During recent decades there has been an immense growth in size and complexity of Multi-Agent Systems (MASs) (Odell et al., 2005). Although MASs are considered today to be well suited to analyze, model and simulate complex systems, in cases where there is a great number of entities interacting at different levels of abstraction, it seems improbable that MAS will be able to faithfully represent complex systems without multiple granularities. To deal with this problem, holonic systems have attracted the attention of researchers. And today many of its contributions to many application ranging from Manufacturing Systems (Maturana et al., 1999), Transports (Burkert et al., 1998), cooperative work(Adam et al., 2000) or yet radio mobile mesh dimensioning (Rodriguez et al., 2003) are apparent.

Holonic Structures like Organizational ones in multi-agent systems are beneficiary of many desirable and simplifying features such as simplification in representation, further encapsulation, and modularization. In these structures, interactions are specified in two different scopes, within and outside of the holon, and as a result interoperability problems are reduced by a considerable degree.
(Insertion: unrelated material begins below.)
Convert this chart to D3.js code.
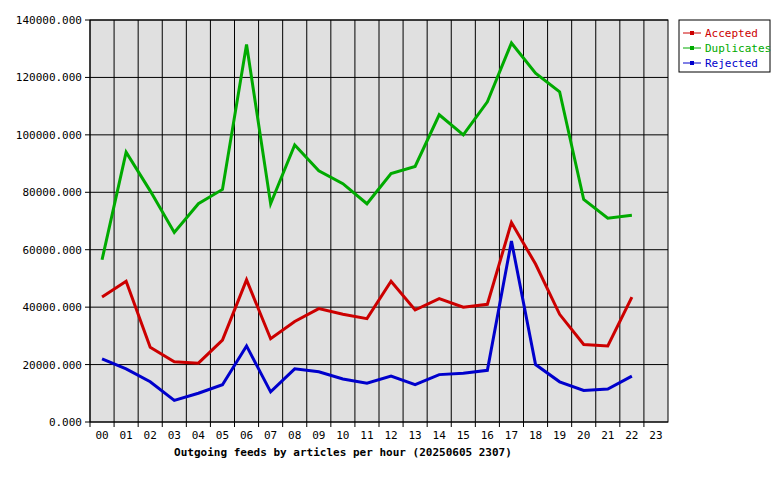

Additionally, by means of Role concept and evaluation of the holons or organizations and their members using this concept, we can reduce the possibility that unfit members can be grouped together toward a specified aim and on the other hand, enable them comply with these requirements. In spite of over-mentioned useful features, these kinds of structures are not always supported explicitly and generically by agent platforms and most of the proposed solutions or platforms are application based, i.e., they have been developed for a specific domain of applications.

Considering these remarkable features of holonic systems in solving and modeling of complex problems, it is not surprising to find numerous methodologies and frameworks for the development of these systems. Most of the works proposed in implementation and development of these systems, as stated above, are strongly related to the domain of applications, mostly in manufacturing domain, they were applied for. In other words, an agent or holonic architecture to that specific application is presented at first and then that architecture is implemented using current agent platforms as desired. Therefore these solutions are applicable merely to very similar cases. For instance, Van Brussel et al. (1998) introduced a holonic system architecture, called PROSA that includes three types of basic holons: order holons, product holons and resource holons; Langer proposed a methodology and architecture for holonic multi-cell control system (Langer, 1999); Liu et al. (2000) presented the architecture and coordination of a holonic automated guided vehicle system, and Glanzer et al. (2001) implemented a machine-holon using ZEUS (Nwana et al., 1999) agent framework.

In addition to the over-mentioned examples, some of other works try to propose a generic framework that is applicable in various domains. Among these works, we can mention the platform developed by Rodriguez et al. (2005). In their work, the authors have used MADKIT (Gutknecht & Ferber, 2000a; Gutknecht & Ferber, 2000b) agent platform which is built upon the AGR (Agent / Group / Role) organizational model (Ferber et al., 2004; Gutknecht, 2001) and extended it to support holonic structures by considering Parunak and Odell’s modification to AGR model. Another generic framework which is worth noting is JANUS (Gaud et al., 2008). This platform has been developed from scratch to support holonic multi-agent systems based on an organizational approach and its key focus is that it supports the implementation of the concepts of role and organization as first-class entities.